My friend and colleague Kat Bailey at APSU has some great observations on Lessons from the Game Culture for Education. For instance:

[E]xperience is the heart of learning, it is the best teacher. Flat knowledge in books or lectures are leap points for learning, but activity is the key to success in the learning cycle.

This shows something of why Second Life can be an important factor in teaching a variety of subjects, but it obviously goes much more broadly than that. It’s not so much that Kat gets at a reason to use games and game environments in teaching, but rather that she gets at the very nature of learning.

Here’s another one:

Too often, we define learning by objectives, assessments and due dates. The experience of learning can be described but not explained by statistics.

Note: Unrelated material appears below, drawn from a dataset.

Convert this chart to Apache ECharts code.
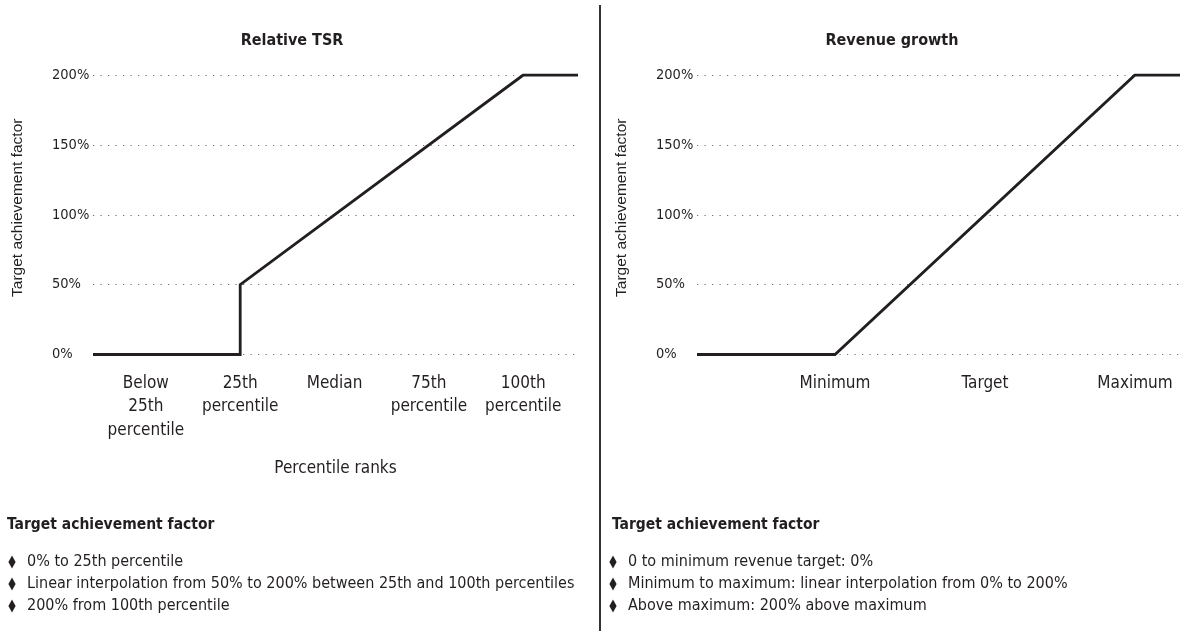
<!DOCTYPE html>
<html>
<head>
<meta charset="utf-8">
<script src="https://cdn.jsdelivr.net/npm/echarts@6/dist/echarts.min.js"></script>
<style>
  html, body { margin: 0; padding: 0; background: #fff; }
  #chart { width: 1184px; height: 631px; }
</style>
</head>
<body>
<div id="chart"></div>
<script>
// Panel titles
const panelTitles = ['Relative TSR', 'Revenue growth'];

// Left panel: relative TSR percentile ranks (x positions 1..5)
const tsrRanks = ['Below\n25th\npercentile', '25th\npercentile', 'Median', '75th\npercentile', '100th\npercentile'];
const tsrRankPositions = [1, 2, 3, 4, 5];
// Payout curve: [rank position, target achievement factor %]
const tsrCurve = [[0.44, 0], [2, 0], [2, 50], [5, 200], [5.58, 200]];

// Right panel: revenue growth thresholds (x positions 1..3)
const revenueThresholds = ['Minimum', 'Target', 'Maximum'];
const revenuePositions = [1, 2, 3];
const revenueCurve = [[0.08, 0], [1, 0], [3, 200], [3.3, 200]];

// Y axis ticks (%)
const factorTicks = [0, 50, 100, 150, 200];

// Notes under each panel
const notesHeading = 'Target achievement factor';
const tsrNotes = [
  '0% to 25th percentile',
  'Linear interpolation from 50% to 200% between 25th and 100th percentiles',
  '200% from 100th percentile'
];
const revenueNotes = [
  '0 to minimum revenue target: 0%',
  'Minimum to maximum: linear interpolation from 0% to 200%',
  'Above maximum: 200% above maximum'
];

const condensed = '"Liberation Sans Narrow", "DejaVu Sans Condensed", "Roboto", sans-serif';
const plain = '"Liberation Sans", Arial, sans-serif';
const ink = '#231f20';

const chart = echarts.init(document.getElementById('chart'), null, { renderer: 'canvas' });

function yAxisFor(gridIndex) {
  return {
    type: 'value',
    gridIndex,
    min: factorTicks[0],
    max: factorTicks[factorTicks.length - 1],
    interval: factorTicks[1] - factorTicks[0],
    name: 'Target achievement factor',
    nameLocation: 'middle',
    nameRotate: 90,
    nameGap: 67,
    nameTextStyle: { fontFamily: plain, fontSize: 15.5, color: ink, padding: [0, 0, 0, 14] },
    axisLine: { show: false },
    axisTick: { show: false },
    axisLabel: {
      align: 'left',
      margin: 41,
      fontFamily: condensed,
      fontSize: 14.5,
      color: ink,
      formatter: v => v + '%'
    },
    splitLine: {
      show: true,
      lineStyle: { color: '#6f6f6f', width: 1.2, type: [1.2, 6.3] }
    }
  };
}

function xAxisFor(gridIndex, min, max, positions, names, extra) {
  return Object.assign({
    type: 'value',
    gridIndex,
    min,
    max,
    axisLine: { show: false },
    axisTick: { show: false },
    splitLine: { show: false },
    axisLabel: {
      customValues: positions,
      margin: 17,
      lineHeight: 23.5,
      fontFamily: condensed,
      fontSize: 17,
      color: ink,
      align: 'center',
      formatter: v => {
        const i = positions.indexOf(Math.round(v));
        return i >= 0 ? names[i] : '';
      }
    }
  }, extra || {});
}

// Bullet notes as text + diamond markers
const graphics = [];
function addNotes(xHead, xBullet, notes) {
  graphics.push({
    type: 'text', left: xHead, top: 517,
    style: { text: notesHeading, font: 'bold 15.5px ' + condensed, fill: ink }
  });
  notes.forEach((t, i) => {
    const cy = 562 + i * 22;
    graphics.push({
      type: 'polygon',
      shape: { points: [[xBullet, cy - 6.5], [xBullet + 3.6, cy], [xBullet, cy + 6.5], [xBullet - 3.6, cy]] },
      style: { fill: ink }
    });
    graphics.push({
      type: 'text', x: xBullet + 15, y: cy,
      style: { text: t, font: '16px ' + condensed, fill: ink, verticalAlign: 'middle' }
    });
  });
}
addNotes(7, 12, tsrNotes);
addNotes(612, 613, revenueNotes);

// Divider between the two panels
graphics.push({
  type: 'line',
  shape: { x1: 600, y1: 5, x2: 600, y2: 631 },
  style: { stroke: '#333', lineWidth: 2 }
});

const option = {
  backgroundColor: '#fff',
  animation: false,
  title: [
    { text: panelTitles[0], left: 287, top: 28, textAlign: 'center',
      textStyle: { fontFamily: condensed, fontWeight: 'bold', fontSize: 16, color: ink } },
    { text: panelTitles[1], left: 887, top: 28, textAlign: 'center',
      textStyle: { fontFamily: condensed, fontWeight: 'bold', fontSize: 16, color: ink } }
  ],
  grid: [
    { left: 93, right: 606, top: 75, height: 279.5 },
    { left: 697, right: 4, top: 75, height: 279.5 }
  ],
  xAxis: [
    xAxisFor(0, 0.44, 5.58, tsrRankPositions, tsrRanks, {
      name: 'Percentile ranks',
      nameLocation: 'middle',
      nameGap: 106,
      nameTextStyle: { fontFamily: condensed, fontSize: 17, color: ink }
    }),
    xAxisFor(1, 0.08, 3.3, revenuePositions, revenueThresholds)
  ],
  yAxis: [yAxisFor(0), yAxisFor(1)],
  series: [
    {
      type: 'line', xAxisIndex: 0, yAxisIndex: 0,
      data: tsrCurve, symbol: 'none',
      lineStyle: { color: ink, width: 2.8, join: 'miter' }
    },
    {
      type: 'line', xAxisIndex: 1, yAxisIndex: 1,
      data: revenueCurve, symbol: 'none',
      lineStyle: { color: ink, width: 2.8, join: 'miter' }
    }
  ],
  graphic: graphics
};

chart.setOption(option);
</script>
</body>
</html>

Amen, sister! Preach on! My take: this is not anti-assessment. Just a recognition that the really important stuff goes beyond assessment.

There’s an old story about a drunk searching for something around the base of a street light. A passerby says, “What are you looking for?”

The drunk says, “I lost my watch.”

So the passerby helps look for a bit, and then says, “Are you sure you lost it around here?”

“No, I lost it over there in that alley.”

“Then why are you looking for it over here under the streetlight?”

“This is where the light is. It’s dark over there.”

If we focus only on the stuff that is relatively easy to measure, we are going to miss the important stuff.